Goal: Injecting precise amount of Helium into a balloon – enough to generate lift.
Ambition: Sending a balloon on course across the Atlantic
A team had an aspiring goal of sending a weather balloon on a course across the Atlantic Ocean. This means the balloon would be required to maintain a precise level of altitude - long enough to ride the winds from Southern Nevada to Europe, which is an approximate distance of 5500 miles.
Challenge: Filling balloons in the field
A clear obstacle is determining the correct level of hydrogen or helium gas to add to the balloon.
Filling a balloon with too little gas does not generate lift. Filling it with too much can cause the balloon to burst before reaching the target altitude, or to fail to become neutrally buoyant before bursting. To complicate the matter, due to the properties of the gasses, a balloons volume will approximately double for every 4572m of altitude achieved.
Teams are encouraged to create solutions to the challenges associated with the launching of the weather balloons. Each balloon is fitted with precise instrumentation for locating, imaging, and experimenting at target altitudes, it is the team’s job to make ensure it gets to the target location.
With over 17 launches in a two-year span, teams have had to come up with a creative solution which led them to products manufactured by Alicat.
The standard way they measure the lifting force of a gas within a balloon is by using weights.
To begin they would fill the balloon with the designated gas, then it would be taken indoors (to remove any external factors like wind) and weights would then be added, either 0.5 kg and/or 1kg at a time. This is done until there are signs of take-off.
Measuring this way would mean the accuracy of this is +/- 0.5kg. The team involved believed there is a better solution which is where Alicat comes in.
The team contacted Alicat asking for an accurate solution to measuring the flow rate of helium and hydron in the balloon. Alicat provided a solution of the battery powered high accuracy mass flow meter (MFM)
This single device helped overcome multiple challenges the team faced.
Using the on-board Composer the team where able to switch and mix gasses in the field using the 18 hour battery life of the device!
The totalizer function was added to help prevent over filling of the ballon.

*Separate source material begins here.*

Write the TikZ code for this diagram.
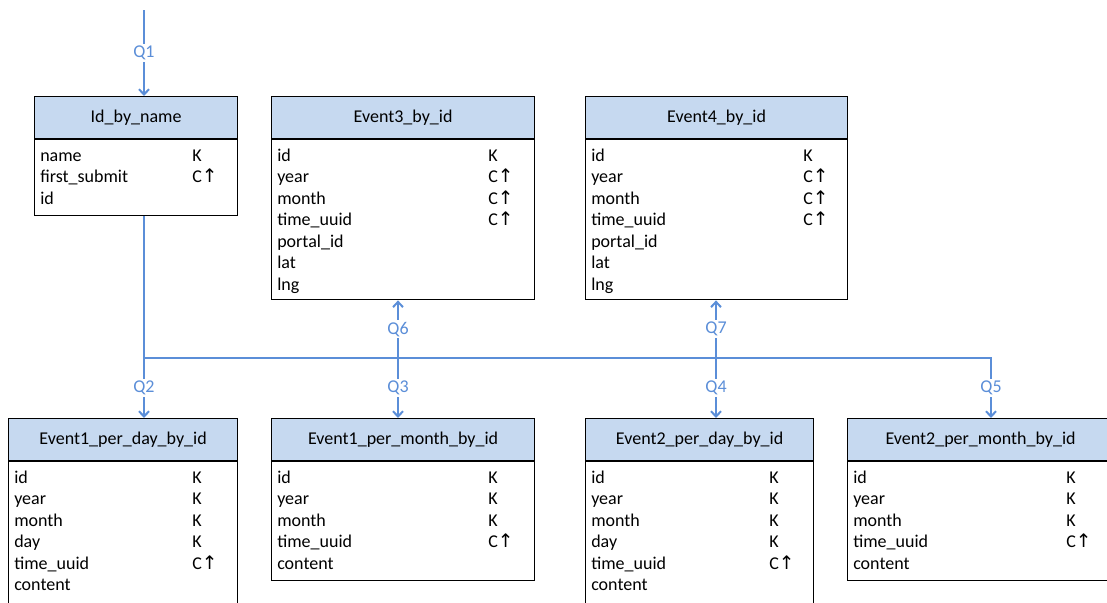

Using the MB series from Alicat the filling accuracy became better by approx. 5000 times (going from 0.5kg to a couple of 10ths of a gram).
The main factor to achieving neutral buoyancy at a certain altitude is to fill the balloon with the “Goldilocks” amount. Enough gas so it will achieve the target altitude, yet not so much that it bursts or overshoots the target. Neutral buoyancy is reached when the mass of the atmosphere is displaced by the balloon, is equal to the mass of the balloon itself.
The team used a series of complex formulae to calculate the mass of gas required for each take off. Somethings that they had to take into consideration but not limited to:
Hooks law, the elasticity of the balloon, the gas pressure against the balloon changes with temperature and pressure (this one is specifically hard to calculate: while in the troposphere, the temperature will decrease as the altitude increases however once passed this point and into the stratosphere the opposite happens, the temperature increases with altitude).
One of the youngest team members even managed to create an app to carry out various mass calculations whilst at the launch site, to make his teams launching much easier.
Due to the successful combination of Science, Engineering, Maths and Technology; the team were able to totalize the mass of any given mix of hydrogen and helium within each balloon, produce and replicate this data during their test flights while keeping cost and safety in mind whilst achieving this.